───── Stored data ─────

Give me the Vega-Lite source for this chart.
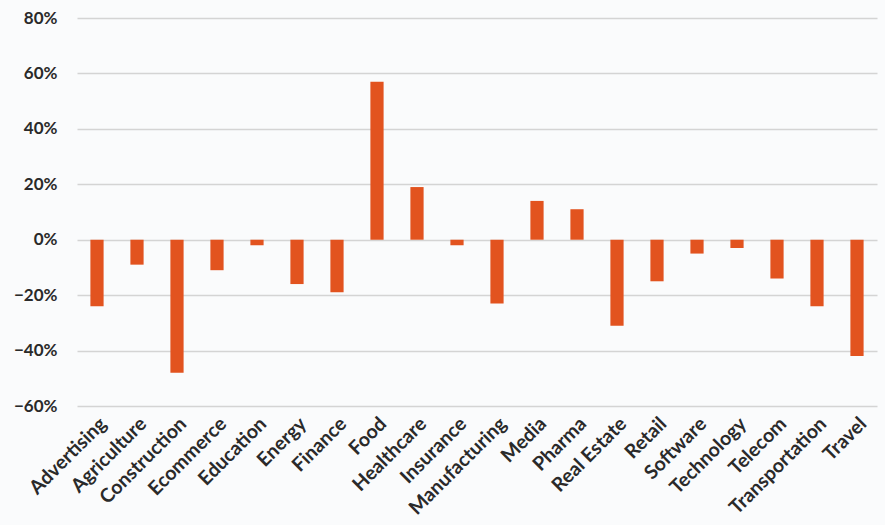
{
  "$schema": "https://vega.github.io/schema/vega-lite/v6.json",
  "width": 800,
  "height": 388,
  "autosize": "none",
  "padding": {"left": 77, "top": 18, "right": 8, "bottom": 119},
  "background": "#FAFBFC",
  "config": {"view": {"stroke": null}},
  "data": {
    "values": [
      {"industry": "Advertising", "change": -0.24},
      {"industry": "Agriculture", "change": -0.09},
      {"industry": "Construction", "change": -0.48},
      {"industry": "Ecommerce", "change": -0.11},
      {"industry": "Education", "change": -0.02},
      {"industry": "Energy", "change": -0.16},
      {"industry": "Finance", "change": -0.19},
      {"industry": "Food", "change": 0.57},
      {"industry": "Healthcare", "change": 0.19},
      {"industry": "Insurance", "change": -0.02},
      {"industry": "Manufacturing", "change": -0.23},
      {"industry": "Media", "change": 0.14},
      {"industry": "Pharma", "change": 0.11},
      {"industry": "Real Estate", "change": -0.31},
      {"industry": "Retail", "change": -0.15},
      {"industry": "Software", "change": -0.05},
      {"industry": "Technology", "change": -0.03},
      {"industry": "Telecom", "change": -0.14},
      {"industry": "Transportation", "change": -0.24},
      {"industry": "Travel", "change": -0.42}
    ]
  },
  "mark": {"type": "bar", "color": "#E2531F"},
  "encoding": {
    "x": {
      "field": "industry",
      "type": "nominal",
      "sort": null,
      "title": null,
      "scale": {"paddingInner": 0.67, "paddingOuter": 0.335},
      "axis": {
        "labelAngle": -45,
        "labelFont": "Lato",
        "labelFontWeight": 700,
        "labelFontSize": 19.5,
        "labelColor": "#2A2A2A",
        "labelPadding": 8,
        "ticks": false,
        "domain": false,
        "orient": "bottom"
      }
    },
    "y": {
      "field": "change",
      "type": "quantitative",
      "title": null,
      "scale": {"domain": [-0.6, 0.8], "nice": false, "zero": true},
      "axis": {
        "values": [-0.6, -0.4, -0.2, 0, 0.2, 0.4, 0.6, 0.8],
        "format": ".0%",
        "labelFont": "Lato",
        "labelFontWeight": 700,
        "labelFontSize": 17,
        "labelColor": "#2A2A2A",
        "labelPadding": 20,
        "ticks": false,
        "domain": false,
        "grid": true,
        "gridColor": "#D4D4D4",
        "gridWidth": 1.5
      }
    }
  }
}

─────

Without the pictures, retype the whole of the material above exactly.

Give me the Vega-Lite source for this chart.
{
  "$schema": "https://vega.github.io/schema/vega-lite/v6.json",
  "width": 800,
  "height": 388,
  "autosize": "none",
  "padding": {"left": 77, "top": 18, "right": 8, "bottom": 119},
  "background": "#FAFBFC",
  "config": {"view": {"stroke": null}},
  "data": {
    "values": [
      {"industry": "Advertising", "change": -0.24},
      {"industry": "Agriculture", "change": -0.09},
      {"industry": "Construction", "change": -0.48},
      {"industry": "Ecommerce", "change": -0.11},
      {"industry": "Education", "change": -0.02},
      {"industry": "Energy", "change": -0.16},
      {"industry": "Finance", "change": -0.19},
      {"industry": "Food", "change": 0.57},
      {"industry": "Healthcare", "change": 0.19},
      {"industry": "Insurance", "change": -0.02},
      {"industry": "Manufacturing", "change": -0.23},
      {"industry": "Media", "change": 0.14},
      {"industry": "Pharma", "change": 0.11},
      {"industry": "Real Estate", "change": -0.31},
      {"industry": "Retail", "change": -0.15},
      {"industry": "Software", "change": -0.05},
      {"industry": "Technology", "change": -0.03},
      {"industry": "Telecom", "change": -0.14},
      {"industry": "Transportation", "change": -0.24},
      {"industry": "Travel", "change": -0.42}
    ]
  },
  "mark": {"type": "bar", "color": "#E2531F"},
  "encoding": {
    "x": {
      "field": "industry",
      "type": "nominal",
      "sort": null,
      "title": null,
      "scale": {"paddingInner": 0.67, "paddingOuter": 0.335},
      "axis": {
        "labelAngle": -45,
        "labelFont": "Lato",
        "labelFontWeight": 700,
        "labelFontSize": 19.5,
        "labelColor": "#2A2A2A",
        "labelPadding": 8,
        "ticks": false,
        "domain": false,
        "orient": "bottom"
      }
    },
    "y": {
      "field": "change",
      "type": "quantitative",
      "title": null,
      "scale": {"domain": [-0.6, 0.8], "nice": false, "zero": true},
      "axis": {
        "values": [-0.6, -0.4, -0.2, 0, 0.2, 0.4, 0.6, 0.8],
        "format": ".0%",
        "labelFont": "Lato",
        "labelFontWeight": 700,
        "labelFontSize": 17,
        "labelColor": "#2A2A2A",
        "labelPadding": 20,
        "ticks": false,
        "domain": false,
        "grid": true,
        "gridColor": "#D4D4D4",
        "gridWidth": 1.5
      }
    }
  }
}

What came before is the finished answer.